Here is an arena dashboard I created for us to test from QS Experts, Why does the standard deviation function return zero here?

Maybe sure when you run tests on here, to publish your analysis as a dashboard and share the link with me. Once you publish the analysis, click this icon:
image

Select the switch next to the dashboard name you create and type confirm. Then you will be able to share the dashboard link with me.

I believe I have it returning values as expected. In the both tables I am seeing matching values for the Standard Deviation set for Friday in March. Check out the calculated fields I wrote and implemented and let me know if you are able to resolve the issue.

Thank you @DylanM ,

I created a copy of your dashboard and uploaded my data. [check it here please](Standard Deviation Calculation)

Please check the second tab

I’m unsure if I understood your std expression in the first tab, but it seems to return the wrong value. for example:

We have two Fridays in October for this customer, and we have 5 and 70. if you calculate the standard deviation for this set {5,70} it will give you 32.5 not 14.95.

but going back to my issue, the expression std2 in the second tab gives the correct value but it only works if order_date is added to the well. you can see the second table below it the std2 becomes 0

1 Like

Hello @Ali_B, I ran some more tests and I have good news and bad news.

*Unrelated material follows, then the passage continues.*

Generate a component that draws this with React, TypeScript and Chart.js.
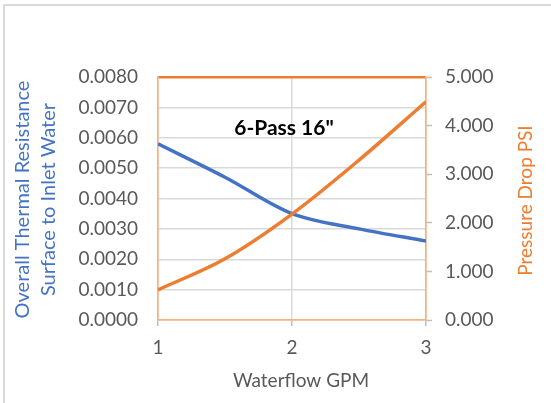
import React, { useEffect, useRef } from 'react';
import { Chart, registerables } from 'chart.js';

Chart.register(...registerables);

// ---- data ----
const gpm = [1, 1.5, 2, 2.5, 3];
const thermalResistance = [0.0058, 0.0047, 0.0035, 0.003, 0.0026];
const pressureDrop = [0.62, 1.26, 2.18, 3.29, 4.49];

const chartTitle = '6-Pass 16"';
const xTitle = 'Waterflow GPM';
const leftTitle = ['Overall Thermal Resistance', 'Surface to Inlet Water'];
const rightTitle = 'Pressure Drop PSI';

const leftAxis = { min: 0, max: 0.008, step: 0.001, decimals: 4 };
const rightAxis = { min: 0, max: 5, step: 1, decimals: 3 };
const xAxis = { min: 1, max: 3, step: 1 };

const BLUE = '#4472C4';
const ORANGE = '#ED7D31';
const FRAME = '#F4B183';
const GRID = '#D9D9D9';
const TEXT = '#595959';
const FONT = 'Lato';

const W = 551;
const H = 403;

const decor = {
  id: 'decor',
  beforeDraw(chart: any) {
    const { ctx, width, height } = chart;
    ctx.save();
    ctx.fillStyle = '#FFFFFF';
    ctx.fillRect(0, 0, width, height);
    ctx.fillStyle = GRID;
    ctx.fillRect(3, 4, 2, height);
    ctx.fillRect(3, 4, width, 2);
    ctx.restore();
  },
  afterDraw(chart: any) {
    const { ctx, chartArea } = chart;
    const { left, right, top, bottom } = chartArea;
    const cy = (top + bottom) / 2;
    ctx.save();
    ctx.textAlign = 'center';
    ctx.textBaseline = 'middle';

    // chart title inside plot
    ctx.font = `bold 21px ${FONT}`;
    ctx.fillStyle = '#000000';
    ctx.fillText(chartTitle, left + 126, top + 51);

    // left axis title (two lines)
    ctx.font = `20px ${FONT}`;
    ctx.fillStyle = BLUE;
    leftTitle.forEach((line, i) => {
      ctx.save();
      ctx.translate(left - 135 + i * 26, cy + 1);
      ctx.rotate(-Math.PI / 2);
      ctx.fillText(line, 0, 0);
      ctx.restore();
    });

    // right axis title
    ctx.font = `19px ${FONT}`;
    ctx.fillStyle = ORANGE;
    ctx.save();
    ctx.translate(right + 100, cy + 2);
    ctx.rotate(-Math.PI / 2);
    ctx.fillText(rightTitle, 0, 0);
    ctx.restore();

    // x axis title
    ctx.fillStyle = TEXT;
    ctx.fillText(xTitle, (left + right) / 2 + 9, bottom + 61);
    ctx.restore();
  },
};

export default function App() {
  const ref = useRef<HTMLCanvasElement | null>(null);

  useEffect(() => {
    if (!ref.current) return;
    const chart = new Chart(ref.current, {
      type: 'line',
      data: {
        datasets: [
          {
            label: 'Pressure Drop PSI',
            data: gpm.map((x, i) => ({ x, y: pressureDrop[i] })),
            borderColor: ORANGE,
            backgroundColor: ORANGE,
            borderWidth: 3.5,
            pointRadius: 0,
            cubicInterpolationMode: 'monotone',
            yAxisID: 'y2',
            order: 0,
          },
          {
            label: 'Thermal Resistance',
            data: gpm.map((x, i) => ({ x, y: thermalResistance[i] })),
            borderColor: BLUE,
            backgroundColor: BLUE,
            borderWidth: 3.5,
            pointRadius: 0,
            cubicInterpolationMode: 'monotone',
            yAxisID: 'y',
            order: 1,
          },
        ],
      },
      options: {
        responsive: false,
        animation: false,
        devicePixelRatio: 1,
        layout: { padding: { top: 77, left: 0, right: 0, bottom: 0 } },
        plugins: {
          legend: { display: false },
          tooltip: { enabled: false },
          title: { display: false },
        },
        scales: {
          x: {
            type: 'linear',
            min: xAxis.min,
            max: xAxis.max,
            afterFit: (s: any) => {
              s.height = 83;
            },
            ticks: {
              stepSize: xAxis.step,
              color: TEXT,
              font: { family: FONT, size: 19 },
              padding: 10,
              callback: (v: any) => String(v),
            },
            grid: {
              color: (c: any) =>
                c.tick && (c.tick.value === xAxis.min || c.tick.value === xAxis.max) ? FRAME : GRID,
              lineWidth: 1.5,
              drawTicks: true,
              tickLength: 6,
              tickColor: '#BFBFBF',
              tickWidth: 1.5,
            },
            border: { display: true, color: FRAME, width: 1.5 },
          },
          y: {
            type: 'linear',
            position: 'left',
            min: leftAxis.min,
            max: leftAxis.max,
            afterFit: (s: any) => {
              s.width = 158;
            },
            ticks: {
              stepSize: leftAxis.step,
              color: TEXT,
              font: { family: FONT, size: 19 },
              padding: 20,
              callback: (v: any) => Number(v).toFixed(leftAxis.decimals),
            },
            grid: {
              color: (c: any) => {
                if (!c.tick) return GRID;
                if (Math.abs(c.tick.value - leftAxis.max) < 1e-9) return ORANGE;
                if (Math.abs(c.tick.value - leftAxis.min) < 1e-9) return FRAME;
                return GRID;
              },
              lineWidth: (c: any) =>
                c.tick && Math.abs(c.tick.value - leftAxis.max) < 1e-9 ? 2.5 : 1.5,
              drawTicks: false,
            },
            border: { display: true, color: FRAME, width: 1.5 },
          },
          y2: {
            type: 'linear',
            position: 'right',
            min: rightAxis.min,
            max: rightAxis.max,
            afterFit: (s: any) => {
              s.width = 125;
            },
            ticks: {
              stepSize: rightAxis.step,
              color: TEXT,
              font: { family: FONT, size: 19 },
              padding: 13,
              callback: (v: any) => Number(v).toFixed(rightAxis.decimals),
            },
            grid: {
              drawOnChartArea: false,
              drawTicks: true,
              tickLength: 6,
              tickColor: '#BFBFBF',
              tickWidth: 1.5,
            },
            border: { display: true, color: FRAME, width: 1.5 },
          },
        },
      },
      plugins: [decor],
    });
    return () => chart.destroy();
  }, []);

  return (
    <div style={{ position: 'absolute', left: 0, top: 0, width: W, height: H }}>
      <canvas ref={ref} width={W} height={H} style={{ display: 'block' }} />
    </div>
  );
}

Good news is I was able to validate the correct standard deviation values when comparing a specific week day for a month across all years for that client. So like above, AnyCompany Stores Intl (with a fix to the table display to show proper quantity values), I am returning 17.68 for values as 5, 22, and 48.

The calculation seems to work as expected.

Now, the issue is that for some reason it required me switching to a POST_AGG_FILTER aggregation level (the calculated field is labeled with POST_AGG_FILTER in the name for your reference). This is a problem because now it requires all of the fields referenced in the calculated field to be utilized in the visual. That really expands the pivot table once the specific order date has been added.

For some reason I was able to retrieve the correct value when only comparing a specific week day across a single month in a year, but I am getting 14.5 instead of 17.68 when comparing across all Fridays for October in every year.

Here you can see my changes to the first sheet:
Standard Deviation Follow-up

Hello @Ali_B, did the updates I made to the dashboard I shared help resolve the issue? If so, please mark my response as the solution. Otherwise, let me know if you have any further questions. If we do not hear back from you in 3 days, I will close out this topic. Thank you!

Hi @DylanM

Unfortunately, this does not resolve my issue. In my case, I want the user to select any date range and see the sales and the standard deviation for every hour and weekday. The final table should have 24 rows (one for every hour) and 7 columns (one for every weekday).

I’m trying to understand whether I’m using the standard deviation function incorrectly or if there was a bug in it that has to be fixed by the QuickSight team.

1 Like

Hello @Ali_B, I went through and tried to do some more testing, but I am not entirely sure what is causing the deviation between the PRE_AGG and POST_AGG_FILTER versions of the calculation. I suppose this could be some type of bug with the aggregation.

It may be worth submitting a support ticket on this issue:
Here are the steps for opening a support ticket - Creating support cases and case management - AWS Support . If your company has someone who manages your AWS account, you might not have direct access to AWS Support and will need to raise an internal ticket to your IT team or whomever manages your AWS account. They should be able to open an AWS Support case on your behalf

Alternatively, it may be worth running this calculation in SQL when building out the dataset to work-around the limitation we are hitting when using calculated fields.

1 Like

Thank you @DylanM

I think I will open a support ticket with AWS.

Your suggestion to do this in the backend via SQL won’t work in this case, as I want to give the end user the ability to examine the standard deviation over any date period they select.

1 Like

Hello @Ali_B, right that makes sense. The standard deviation will depend on the number of Sunday and Hour 12 values are present to determine the exact value. That makes sense that moving to SQL would complicate that. You could create it as a smaller dataset that is specific to this functionality, and handle the date filtering in the dataset through Direct Query. That would allow the user to update the period they are viewing which could then be passed as parameters into the SQL query to manage the where clause.

That would be the only other option I can think of to handle this aggregation if the calculated fields are not working as expected.

I have already opened a tickets with AWS. Let’s wait and see what happens.

1 Like

Hello @Ali_B, sounds great! I will tag this topic appropriately as well to provide visibility to our support team. I will archive this question.

If you want to follow-up on this after hearing back from the support team, please post a new question in the community and include a link to this topic to provide relevant information. Thank you!